Dataset section:
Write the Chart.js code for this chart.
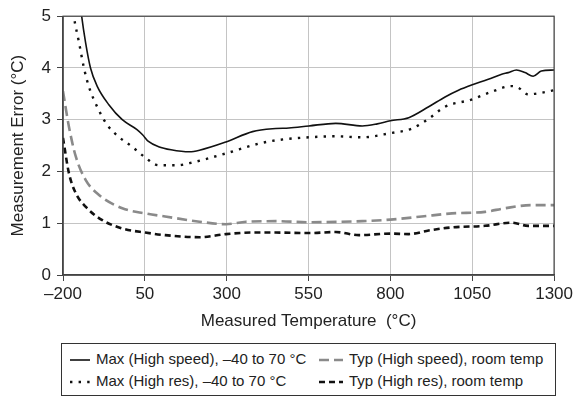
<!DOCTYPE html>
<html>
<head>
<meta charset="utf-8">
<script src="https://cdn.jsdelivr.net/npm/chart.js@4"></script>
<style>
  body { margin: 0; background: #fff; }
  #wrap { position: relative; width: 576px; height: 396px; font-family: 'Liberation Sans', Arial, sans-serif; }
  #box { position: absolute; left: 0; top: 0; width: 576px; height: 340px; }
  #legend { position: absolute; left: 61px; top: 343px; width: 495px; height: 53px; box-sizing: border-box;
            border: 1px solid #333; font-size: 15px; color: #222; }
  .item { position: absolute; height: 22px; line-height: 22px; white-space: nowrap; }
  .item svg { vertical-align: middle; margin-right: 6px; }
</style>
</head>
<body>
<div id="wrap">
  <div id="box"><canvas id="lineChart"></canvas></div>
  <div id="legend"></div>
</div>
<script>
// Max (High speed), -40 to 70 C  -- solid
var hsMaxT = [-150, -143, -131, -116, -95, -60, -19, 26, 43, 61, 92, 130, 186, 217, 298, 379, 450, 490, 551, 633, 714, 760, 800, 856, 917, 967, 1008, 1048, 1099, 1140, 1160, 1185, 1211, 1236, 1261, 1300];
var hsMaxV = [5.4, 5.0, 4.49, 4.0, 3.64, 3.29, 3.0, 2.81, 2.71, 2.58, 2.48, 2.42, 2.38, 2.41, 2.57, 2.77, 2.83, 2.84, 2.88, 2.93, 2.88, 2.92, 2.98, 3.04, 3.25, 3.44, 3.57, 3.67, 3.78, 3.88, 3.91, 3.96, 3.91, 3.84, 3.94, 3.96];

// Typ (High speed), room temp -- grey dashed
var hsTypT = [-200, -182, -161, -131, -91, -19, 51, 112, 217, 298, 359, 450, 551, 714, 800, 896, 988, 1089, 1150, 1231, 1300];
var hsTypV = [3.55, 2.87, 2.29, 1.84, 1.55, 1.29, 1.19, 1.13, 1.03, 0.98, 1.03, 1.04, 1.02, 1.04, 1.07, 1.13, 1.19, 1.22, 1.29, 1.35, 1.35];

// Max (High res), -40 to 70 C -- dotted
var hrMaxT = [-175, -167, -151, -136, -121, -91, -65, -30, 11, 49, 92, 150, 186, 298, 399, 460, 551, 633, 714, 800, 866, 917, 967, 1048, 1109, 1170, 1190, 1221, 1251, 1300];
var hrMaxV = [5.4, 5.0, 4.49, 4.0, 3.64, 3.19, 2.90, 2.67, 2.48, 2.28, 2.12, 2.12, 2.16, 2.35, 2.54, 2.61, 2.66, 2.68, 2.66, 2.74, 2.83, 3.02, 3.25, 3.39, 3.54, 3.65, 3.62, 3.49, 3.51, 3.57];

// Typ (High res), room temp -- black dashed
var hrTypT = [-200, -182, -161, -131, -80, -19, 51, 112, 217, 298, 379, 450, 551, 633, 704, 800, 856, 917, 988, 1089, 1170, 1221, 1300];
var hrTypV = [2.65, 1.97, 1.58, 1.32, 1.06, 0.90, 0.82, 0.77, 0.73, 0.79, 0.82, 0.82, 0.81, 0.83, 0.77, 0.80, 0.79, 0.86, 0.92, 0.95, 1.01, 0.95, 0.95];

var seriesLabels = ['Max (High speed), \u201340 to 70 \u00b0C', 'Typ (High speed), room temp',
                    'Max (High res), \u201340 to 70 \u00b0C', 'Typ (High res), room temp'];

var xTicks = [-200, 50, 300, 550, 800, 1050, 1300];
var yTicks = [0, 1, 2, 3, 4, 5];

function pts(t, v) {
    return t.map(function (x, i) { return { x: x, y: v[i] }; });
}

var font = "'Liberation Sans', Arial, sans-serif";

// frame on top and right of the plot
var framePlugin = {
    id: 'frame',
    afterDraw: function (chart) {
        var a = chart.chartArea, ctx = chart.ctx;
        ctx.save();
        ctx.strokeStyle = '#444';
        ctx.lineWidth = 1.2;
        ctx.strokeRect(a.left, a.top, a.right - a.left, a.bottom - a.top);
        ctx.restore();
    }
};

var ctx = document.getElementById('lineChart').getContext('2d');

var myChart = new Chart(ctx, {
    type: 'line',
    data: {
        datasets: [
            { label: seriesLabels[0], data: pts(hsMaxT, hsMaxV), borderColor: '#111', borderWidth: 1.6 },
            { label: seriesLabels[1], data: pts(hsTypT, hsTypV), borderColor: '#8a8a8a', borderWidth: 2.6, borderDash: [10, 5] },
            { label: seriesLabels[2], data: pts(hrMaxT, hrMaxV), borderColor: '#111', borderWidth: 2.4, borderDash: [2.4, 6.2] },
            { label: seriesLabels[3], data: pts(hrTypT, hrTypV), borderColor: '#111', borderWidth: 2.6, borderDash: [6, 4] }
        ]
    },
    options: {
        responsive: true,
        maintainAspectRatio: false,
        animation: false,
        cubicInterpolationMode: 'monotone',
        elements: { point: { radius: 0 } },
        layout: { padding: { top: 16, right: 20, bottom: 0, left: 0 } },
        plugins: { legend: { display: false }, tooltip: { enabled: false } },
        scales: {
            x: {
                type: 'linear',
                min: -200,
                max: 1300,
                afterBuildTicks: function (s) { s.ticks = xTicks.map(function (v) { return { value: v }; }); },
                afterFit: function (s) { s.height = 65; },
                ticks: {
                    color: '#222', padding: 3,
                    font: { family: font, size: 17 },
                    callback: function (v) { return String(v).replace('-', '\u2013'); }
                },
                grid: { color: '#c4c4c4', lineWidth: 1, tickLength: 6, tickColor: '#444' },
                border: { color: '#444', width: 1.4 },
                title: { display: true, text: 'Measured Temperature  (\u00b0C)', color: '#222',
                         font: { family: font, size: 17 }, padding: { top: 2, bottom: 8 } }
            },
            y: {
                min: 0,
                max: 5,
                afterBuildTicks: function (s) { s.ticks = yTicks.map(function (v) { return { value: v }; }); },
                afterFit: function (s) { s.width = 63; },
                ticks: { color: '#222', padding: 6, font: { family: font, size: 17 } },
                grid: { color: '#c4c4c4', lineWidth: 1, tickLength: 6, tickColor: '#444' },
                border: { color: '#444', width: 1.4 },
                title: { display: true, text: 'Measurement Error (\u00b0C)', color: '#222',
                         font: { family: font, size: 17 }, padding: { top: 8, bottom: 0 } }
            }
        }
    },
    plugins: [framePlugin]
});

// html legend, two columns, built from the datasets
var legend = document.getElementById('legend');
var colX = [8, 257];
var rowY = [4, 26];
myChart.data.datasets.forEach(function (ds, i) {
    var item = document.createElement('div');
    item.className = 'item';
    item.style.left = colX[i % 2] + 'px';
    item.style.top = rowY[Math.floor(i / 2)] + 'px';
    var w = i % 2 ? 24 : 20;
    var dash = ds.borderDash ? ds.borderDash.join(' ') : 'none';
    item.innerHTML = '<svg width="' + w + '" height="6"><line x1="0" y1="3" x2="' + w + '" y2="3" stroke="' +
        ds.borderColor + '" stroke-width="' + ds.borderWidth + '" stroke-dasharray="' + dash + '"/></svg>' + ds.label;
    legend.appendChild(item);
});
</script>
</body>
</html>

Request: Leave the pictures out, and print every line of the listing exactly as written.

Written reply:
Write the Chart.js code for this chart.
<!DOCTYPE html>
<html>
<head>
<meta charset="utf-8">
<script src="https://cdn.jsdelivr.net/npm/chart.js@4"></script>
<style>
  body { margin: 0; background: #fff; }
  #wrap { position: relative; width: 576px; height: 396px; font-family: 'Liberation Sans', Arial, sans-serif; }
  #box { position: absolute; left: 0; top: 0; width: 576px; height: 340px; }
  #legend { position: absolute; left: 61px; top: 343px; width: 495px; height: 53px; box-sizing: border-box;
            border: 1px solid #333; font-size: 15px; color: #222; }
  .item { position: absolute; height: 22px; line-height: 22px; white-space: nowrap; }
  .item svg { vertical-align: middle; margin-right: 6px; }
</style>
</head>
<body>
<div id="wrap">
  <div id="box"><canvas id="lineChart"></canvas></div>
  <div id="legend"></div>
</div>
<script>
// Max (High speed), -40 to 70 C  -- solid
var hsMaxT = [-150, -143, -131, -116, -95, -60, -19, 26, 43, 61, 92, 130, 186, 217, 298, 379, 450, 490, 551, 633, 714, 760, 800, 856, 917, 967, 1008, 1048, 1099, 1140, 1160, 1185, 1211, 1236, 1261, 1300];
var hsMaxV = [5.4, 5.0, 4.49, 4.0, 3.64, 3.29, 3.0, 2.81, 2.71, 2.58, 2.48, 2.42, 2.38, 2.41, 2.57, 2.77, 2.83, 2.84, 2.88, 2.93, 2.88, 2.92, 2.98, 3.04, 3.25, 3.44, 3.57, 3.67, 3.78, 3.88, 3.91, 3.96, 3.91, 3.84, 3.94, 3.96];

// Typ (High speed), room temp -- grey dashed
var hsTypT = [-200, -182, -161, -131, -91, -19, 51, 112, 217, 298, 359, 450, 551, 714, 800, 896, 988, 1089, 1150, 1231, 1300];
var hsTypV = [3.55, 2.87, 2.29, 1.84, 1.55, 1.29, 1.19, 1.13, 1.03, 0.98, 1.03, 1.04, 1.02, 1.04, 1.07, 1.13, 1.19, 1.22, 1.29, 1.35, 1.35];

// Max (High res), -40 to 70 C -- dotted
var hrMaxT = [-175, -167, -151, -136, -121, -91, -65, -30, 11, 49, 92, 150, 186, 298, 399, 460, 551, 633, 714, 800, 866, 917, 967, 1048, 1109, 1170, 1190, 1221, 1251, 1300];
var hrMaxV = [5.4, 5.0, 4.49, 4.0, 3.64, 3.19, 2.90, 2.67, 2.48, 2.28, 2.12, 2.12, 2.16, 2.35, 2.54, 2.61, 2.66, 2.68, 2.66, 2.74, 2.83, 3.02, 3.25, 3.39, 3.54, 3.65, 3.62, 3.49, 3.51, 3.57];

// Typ (High res), room temp -- black dashed
var hrTypT = [-200, -182, -161, -131, -80, -19, 51, 112, 217, 298, 379, 450, 551, 633, 704, 800, 856, 917, 988, 1089, 1170, 1221, 1300];
var hrTypV = [2.65, 1.97, 1.58, 1.32, 1.06, 0.90, 0.82, 0.77, 0.73, 0.79, 0.82, 0.82, 0.81, 0.83, 0.77, 0.80, 0.79, 0.86, 0.92, 0.95, 1.01, 0.95, 0.95];

var seriesLabels = ['Max (High speed), \u201340 to 70 \u00b0C', 'Typ (High speed), room temp',
                    'Max (High res), \u201340 to 70 \u00b0C', 'Typ (High res), room temp'];

var xTicks = [-200, 50, 300, 550, 800, 1050, 1300];
var yTicks = [0, 1, 2, 3, 4, 5];

function pts(t, v) {
    return t.map(function (x, i) { return { x: x, y: v[i] }; });
}

var font = "'Liberation Sans', Arial, sans-serif";

// frame on top and right of the plot
var framePlugin = {
    id: 'frame',
    afterDraw: function (chart) {
        var a = chart.chartArea, ctx = chart.ctx;
        ctx.save();
        ctx.strokeStyle = '#444';
        ctx.lineWidth = 1.2;
        ctx.strokeRect(a.left, a.top, a.right - a.left, a.bottom - a.top);
        ctx.restore();
    }
};

var ctx = document.getElementById('lineChart').getContext('2d');

var myChart = new Chart(ctx, {
    type: 'line',
    data: {
        datasets: [
            { label: seriesLabels[0], data: pts(hsMaxT, hsMaxV), borderColor: '#111', borderWidth: 1.6 },
            { label: seriesLabels[1], data: pts(hsTypT, hsTypV), borderColor: '#8a8a8a', borderWidth: 2.6, borderDash: [10, 5] },
            { label: seriesLabels[2], data: pts(hrMaxT, hrMaxV), borderColor: '#111', borderWidth: 2.4, borderDash: [2.4, 6.2] },
            { label: seriesLabels[3], data: pts(hrTypT, hrTypV), borderColor: '#111', borderWidth: 2.6, borderDash: [6, 4] }
        ]
    },
    options: {
        responsive: true,
        maintainAspectRatio: false,
        animation: false,
        cubicInterpolationMode: 'monotone',
        elements: { point: { radius: 0 } },
        layout: { padding: { top: 16, right: 20, bottom: 0, left: 0 } },
        plugins: { legend: { display: false }, tooltip: { enabled: false } },
        scales: {
            x: {
                type: 'linear',
                min: -200,
                max: 1300,
                afterBuildTicks: function (s) { s.ticks = xTicks.map(function (v) { return { value: v }; }); },
                afterFit: function (s) { s.height = 65; },
                ticks: {
                    color: '#222', padding: 3,
                    font: { family: font, size: 17 },
                    callback: function (v) { return String(v).replace('-', '\u2013'); }
                },
                grid: { color: '#c4c4c4', lineWidth: 1, tickLength: 6, tickColor: '#444' },
                border: { color: '#444', width: 1.4 },
                title: { display: true, text: 'Measured Temperature  (\u00b0C)', color: '#222',
                         font: { family: font, size: 17 }, padding: { top: 2, bottom: 8 } }
            },
            y: {
                min: 0,
                max: 5,
                afterBuildTicks: function (s) { s.ticks = yTicks.map(function (v) { return { value: v }; }); },
                afterFit: function (s) { s.width = 63; },
                ticks: { color: '#222', padding: 6, font: { family: font, size: 17 } },
                grid: { color: '#c4c4c4', lineWidth: 1, tickLength: 6, tickColor: '#444' },
                border: { color: '#444', width: 1.4 },
                title: { display: true, text: 'Measurement Error (\u00b0C)', color: '#222',
                         font: { family: font, size: 17 }, padding: { top: 8, bottom: 0 } }
            }
        }
    },
    plugins: [framePlugin]
});

// html legend, two columns, built from the datasets
var legend = document.getElementById('legend');
var colX = [8, 257];
var rowY = [4, 26];
myChart.data.datasets.forEach(function (ds, i) {
    var item = document.createElement('div');
    item.className = 'item';
    item.style.left = colX[i % 2] + 'px';
    item.style.top = rowY[Math.floor(i / 2)] + 'px';
    var w = i % 2 ? 24 : 20;
    var dash = ds.borderDash ? ds.borderDash.join(' ') : 'none';
    item.innerHTML = '<svg width="' + w + '" height="6"><line x1="0" y1="3" x2="' + w + '" y2="3" stroke="' +
        ds.borderColor + '" stroke-width="' + ds.borderWidth + '" stroke-dasharray="' + dash + '"/></svg>' + ds.label;
    legend.appendChild(item);
});
</script>
</body>
</html>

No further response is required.